The $545,000 collected by Berenson & Bloom reflects about 49 percent of the $1.1 million the city collected in back taxes from fiscal 2010 to halfway through the current fiscal year. The firm has been able to collect about 90 percent of the $140,000 in back taxes paid to the city in the current fiscal year.
The cases the city sends to the law firm are those where owners have fallen two years behind in payments. By law, the tax collector must wait one year before turning over unpaid properties to the treasurer. At that point, the treasurer typically puts a lien on the property and spends another year trying to collect the back taxes. Zimmerman said he sends out quarterly notices to delinquent taxpayers asking them to pay or contact his office.
When those efforts fail, the city can begin the process of seizing a property. Zimmerman said the city is not in the business of being a property owner, and would rather collect the taxes.
That’s why it sends many of the tax title matters to the law firm first. The law firm typically has more leeway in the negotiating process. One strategy lawyers use is to put qualified property owners on a payment schedule. In other cases, they help a property owner negotiate a restructured mortgage with their bank.

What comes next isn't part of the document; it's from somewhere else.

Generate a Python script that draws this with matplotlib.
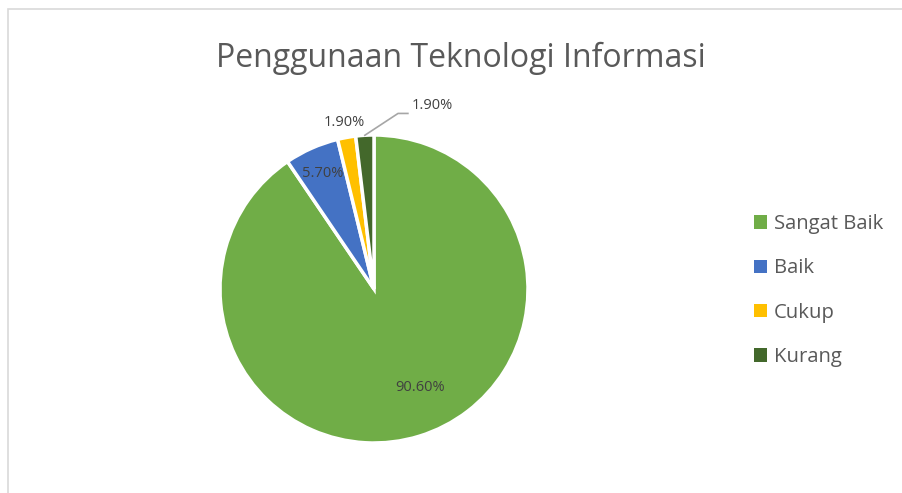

“I regard this process as something that’s firm but fair,” Zimmerman told the council at its Dec. 19 meeting.
At Zimmerman’s request, the council voted to transfer an additional $6,000 to the treasurer’s office to continue funding the program, which costs about $10,000 a year. The city covers the legal fees but recoups them from the property owner.
In approving the transfer, the council thanked Zimmerman for his efforts.
“The total count has actually gone down pretty dramatically even when you consider the tough economic times that we just recently went through,” Ward 5 City Councilor David A. Murphy said. “The city has benefited from your efforts to focus on this and try and get everybody as current as possible.”